--- BEGIN ---
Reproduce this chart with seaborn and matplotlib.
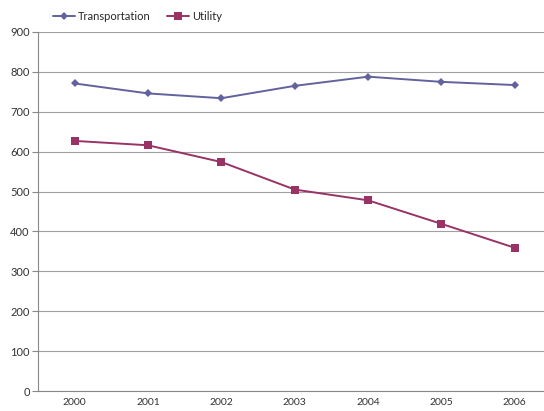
import matplotlib
matplotlib.use("Agg")
import matplotlib.pyplot as plt
import seaborn as sns
import pandas as pd
import numpy as np

years = ["2000", "2001", "2002", "2003", "2004", "2005", "2006"]
transportation = [771, 746, 734, 765, 788, 775, 767]
utility = [627, 616, 574, 505, 478, 419, 359]
y_ticks = [0, 100, 200, 300, 400, 500, 600, 700, 800, 900]

sns.set_theme(style="white")
plt.rcParams["font.family"] = ["Lato", "DejaVu Sans"]

df = pd.DataFrame({
    "pos": list(range(len(years))) * 2,
    "value": transportation + utility,
    "series": ["Transportation"] * len(years) + ["Utility"] * len(years),
})

fig = plt.figure(figsize=(5.44, 4.11), dpi=100)
ax = fig.add_axes([38 / 544, 1 - 391 / 411, 513.5 / 544, (391 - 32) / 411])

palette = {"Transportation": "#62629e", "Utility": "#993366"}
sns.lineplot(data=df, x="pos", y="value", hue="series", style="series",
             markers={"Transportation": "D", "Utility": "s"},
             dashes=False, palette=palette, linewidth=1.4,
             markersize=5.5, markeredgewidth=0, ax=ax)
# smaller diamonds
for line in ax.get_lines():
    if line.get_marker() == "D":
        line.set_markersize(4.5)

ax.set_xlim(-0.5, 6.5)
ax.set_ylim(0, 900)
ax.set_yticks(y_ticks)
ax.set_yticklabels([str(v) for v in y_ticks])
ax.set_xticks(range(len(years)))
ax.set_xticklabels(years)
ax.set_xticks(np.arange(-0.5, len(years), 1.0), minor=True)
ax.tick_params(axis="x", which="major", length=0, pad=5, labelsize=7.5, colors="#333333")
ax.tick_params(axis="x", which="minor", length=4, width=0.8, color="#888888", direction="out")
ax.tick_params(axis="y", which="major", length=4, width=0.8, color="#888888",
               direction="out", pad=2, labelsize=8, labelcolor="#333333", left=True)
ax.grid(axis="y", color="#a0a0a0", linewidth=0.8)
ax.set_axisbelow(True)
for s in ["top", "right"]:
    ax.spines[s].set_visible(False)
for s in ["left", "bottom"]:
    ax.spines[s].set_color("#888888")
    ax.spines[s].set_linewidth(0.8)
ax.set_xlabel("")
ax.set_ylabel("")

handles, labels = ax.get_legend_handles_labels()
ax.legend(handles, labels, loc="upper left", bbox_to_anchor=(0.02, 1.07),
          ncol=2, frameon=False, fontsize=8, handlelength=2.0,
          columnspacing=1.4, handletextpad=0.3, borderaxespad=0)

fig.savefig("out.png", dpi=100)
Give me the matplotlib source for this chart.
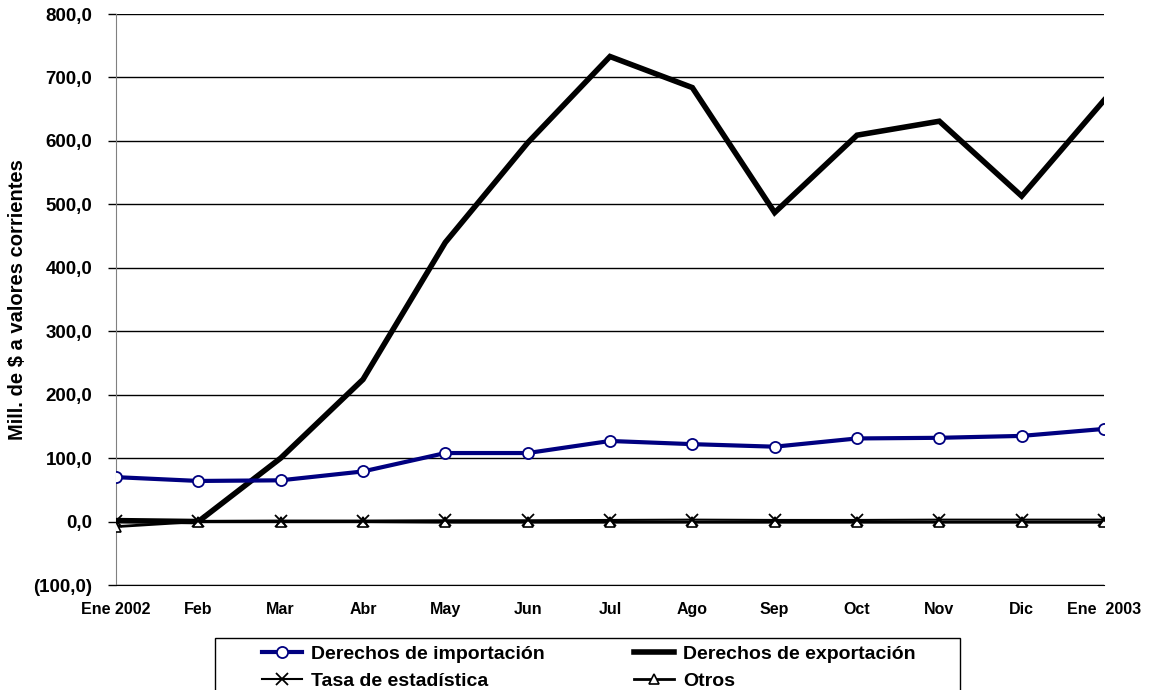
import matplotlib
matplotlib.use("Agg")
import matplotlib.pyplot as plt
from matplotlib.ticker import FuncFormatter
from matplotlib.patches import Rectangle

plt.rcParams['font.family'] = ['Liberation Sans', 'DejaVu Sans']
plt.rcParams['font.weight'] = 'bold'

months = ["Ene 2002", "Feb", "Mar", "Abr", "May", "Jun", "Jul", "Ago",
          "Sep", "Oct", "Nov", "Dic", "Ene  2003"]
importacion = [70, 64, 65, 79, 108, 108, 127, 122, 118, 131, 132, 135, 146]
exportacion = [1.5, 0, 100, 224, 440, 597, 733, 684, 487, 609, 631, 513, 664]
tasa = [1, 1, 1.5, 1.5, 2, 2, 2.5, 3, 2.5, 2.5, 3, 3, 3]
otros = [-8, 0, 0, 0, -1, -1, -1, -1, -1, -1, -1, -1, -1]

W, H = 1152, 690
fig = plt.figure(figsize=(W / 100, H / 100), dpi=100)
ax = fig.add_axes([116 / W, 1 - 585 / H, (1104 - 116) / W, (585 - 14) / H])

x = list(range(len(months)))

ax.plot(x, exportacion, color='black', lw=4, solid_joinstyle='miter',
        label='Derechos de exportación', zorder=3)
ax.plot(x, otros, color='black', lw=2, marker='^', markersize=7,
        markerfacecolor='white', markeredgecolor='black', markeredgewidth=1.2,
        label='Otros', zorder=4)
ax.plot(x, tasa, color='black', lw=1.5, marker='x', markersize=8,
        markeredgewidth=1.3, label='Tasa de estadística', zorder=5)
ax.plot(x, importacion, color='#000080', lw=3, marker='o', markersize=8,
        markerfacecolor='white', markeredgecolor='#000080', markeredgewidth=1.3,
        label='Derechos de importación', zorder=6)

ax.set_xlim(0, 12)
ax.set_ylim(-100, 800)
ax.set_yticks(range(-100, 801, 100))
ax.yaxis.set_major_formatter(FuncFormatter(
    lambda v, p: f"({abs(v):.1f})".replace('.', ',') if v < 0 else f"{v:.1f}".replace('.', ',')))
ax.set_xticks(x)
ax.set_xticklabels(months)
ax.tick_params(axis='x', length=0, pad=12, labelsize=11.5)
ax.tick_params(axis='y', length=6, width=1, direction='out', pad=11, labelsize=13.5)
ax.grid(axis='y', color='black', lw=1)
ax.set_axisbelow(True)
for side in ('top', 'right'):
    ax.spines[side].set_visible(False)
ax.spines['left'].set_color('#808080')
ax.spines['bottom'].set_color('black')
ax.set_ylabel('Mill. de $ a valores corrientes', fontsize=14.5, fontweight='bold')
ax.yaxis.set_label_coords((27 - 116) / (1104 - 116), 0.5)

# legend frame, open at the bottom edge of the figure
fig.patches.append(Rectangle((215 / W, -0.05), (960 - 215) / W, 0.05 + 1 - 638 / H,
                             transform=fig.transFigure, facecolor='white',
                             edgecolor='black', lw=1))

handles, labels = ax.get_legend_handles_labels()
order = ['Derechos de importación', 'Tasa de estadística', 'Derechos de exportación', 'Otros']
hmap = dict(zip(labels, handles))
leg = fig.legend([hmap[k] for k in order], order, loc='upper left', ncol=2,
                 bbox_to_anchor=(262 / W, 1 - 645 / H),
                 frameon=False, fontsize=14, handlelength=2.06, handletextpad=0.46,
                 labelspacing=0.5, borderpad=0, borderaxespad=0, columnspacing=4.6)

fig.savefig('out.png', dpi=100)
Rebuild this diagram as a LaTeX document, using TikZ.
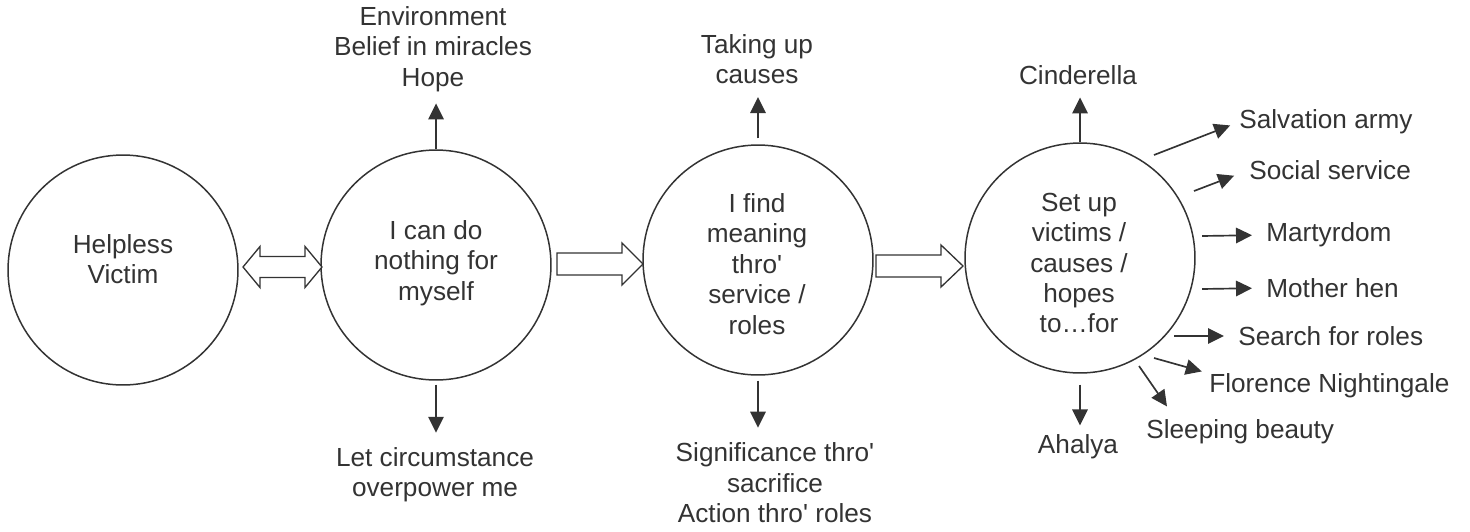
\documentclass[tikz,border=0pt]{standalone}
\usepackage{fontspec}
\setmainfont{Liberation Sans}
\usetikzlibrary{calc,arrows.meta}
\definecolor{ink}{HTML}{333333}
\tikzset{
  circ/.style={circle, draw=ink, line width=0.85pt, minimum size=4.6cm, inner sep=0pt},
  txt/.style={text=ink, align=center, inner sep=0pt, font=\fontsize{14.9}{17.3}\selectfont},
  arr/.style={draw=ink, line width=0.95pt, -{Triangle[length=0.32cm,width=0.31cm]}},
  hollow/.style={draw=ink, line width=0.75pt, fill=white, line join=miter},
}
\def\blockarrow(#1,#2,#3,#4){\draw[hollow] (#1,#4-11) -- (#2,#4-11) -- (#2,#4-21) -- (#3,#4) -- (#2,#4+21) -- (#2,#4+11) -- (#1,#4+11) -- cycle;}

\begin{document}
\begin{tikzpicture}[x=0.02cm, y=-0.02cm]
			\useasboundingbox (0,0) rectangle (1470,531);
			
			%%%%% circles %%%%%
			\node[circ] (victim) at (123,270) {};
			\node[circ] (nothing) at (436,265) {};
			\node[circ] (meaning) at (758,260) {};
			\node[circ] (setup) at (1080,258) {};
			
			\node[txt] (tvictim) at (123,259) {Helpless\\Victim};
			\node[txt] (tnothing) at (436,263) {I can do\\nothing for\\myself};
			\node[txt] (tmeaning) at (757,264) {I find\\meaning\\thro\textquotesingle\\service /\\roles};
			\node[txt] (tsetup) at (1079,263) {Set up\\victims /\\causes /\\hopes\\to…for};
			
			%%%%% block arrows %%%%%
			\draw[hollow] (243,267) -- (260,246.5) -- (260,256.5) -- (305,256.5) -- (305,246.5) -- (322,267)
			  -- (305,287.5) -- (305,277.5) -- (260,277.5) -- (260,287.5) -- cycle;
			\blockarrow(557,622,643,264)
			\blockarrow(876,941,963,266)
			
			%%%%% labels %%%%%
			\node[txt] (env) at (433,49) {Environment\\Belief in miracles\\Hope};
			\node[txt] (circum) at (435,475) {Let circumstance\\overpower me};
			\node[txt] (taking) at (757,59) {Taking up\\causes};
			\node[txt] (signif) at (775,483) {Significance thro\textquotesingle\\sacrifice\\Action thro\textquotesingle{} roles};
			\node[txt] (cind) at (1078,75) {Cinderella};
			\node[txt] (ahalya) at (1078,447) {Ahalya};
			
			\node[txt, anchor=west] (salv) at (1239,122) {Salvation army};
			\node[txt, anchor=west] (social) at (1249,170) {Social service};
			\node[txt, anchor=west] (martyr) at (1266,235) {Martyrdom};
			\node[txt, anchor=west] (hen) at (1266,288) {Mother hen};
			\node[txt, anchor=west] (search) at (1238,336) {Search for roles};
			\node[txt, anchor=west] (florence) at (1209,386) {Florence Nightingale};
			\node[txt, anchor=west] (sleeping) at (1146,432) {Sleeping beauty};
			
			%%%%% arrows %%%%%
			\draw[arr, shorten >=0.23cm] (nothing.north) -- (nothing.north |- env.south);
			\draw[arr, shorten <=0.08cm, shorten >=0.29cm] (nothing.south) -- (nothing.south |- circum.north);
			\draw[arr, shorten <=0.12cm, shorten >=0.26cm] (meaning.north) -- (meaning.north |- taking.south);
			\draw[arr, shorten <=0.1cm, shorten >=0.3cm] (meaning.south) -- (meaning.south |- signif.north);
			\draw[arr, shorten >=0.25cm] (setup.north) -- (setup.north |- cind.south);
			\draw[arr, shorten <=0.22cm, shorten >=0.18cm] (setup.south) -- (setup.south |- ahalya.north);
			
			\coordinate (f1) at (1154,155);
			\coordinate (f2) at (1194,191);
			\coordinate (f3) at (1202,236);
			\coordinate (f4) at (1202,289);
			\coordinate (f5) at (1174,336);
			\coordinate (f6) at (1154,358);
			\coordinate (f7) at (1139,366);
			
			\draw[arr, shorten >=0.19cm] (f1) -- (salv.west);
			\draw[arr, shorten >=0.32cm] (f2) -- (social.west);
			\draw[arr, shorten >=0.28cm] (f3) -- (martyr.west);
			\draw[arr, shorten >=0.28cm] (f4) -- (hen.west);
			\draw[arr, shorten >=0.28cm] (f5) -- (search.west);
			\draw[arr, shorten >=0.15cm] (f6) -- (florence.north west);
			\draw[arr] (f7) -- ([xshift=0.42cm,yshift=0.26cm]sleeping.north west);
			
\end{tikzpicture}
\end{document}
--- END ---
> **THE PROBLEM**:
Start at the first line of the records and write out everything up to and including the line containing "700, 800, 900]". No pictures.

> **EXERCISE RESULT**:
Reproduce this chart with seaborn and matplotlib.
import matplotlib
matplotlib.use("Agg")
import matplotlib.pyplot as plt
import seaborn as sns
import pandas as pd
import numpy as np

years = ["2000", "2001", "2002", "2003", "2004", "2005", "2006"]
transportation = [771, 746, 734, 765, 788, 775, 767]
utility = [627, 616, 574, 505, 478, 419, 359]
y_ticks = [0, 100, 200, 300, 400, 500, 600, 700, 800, 900]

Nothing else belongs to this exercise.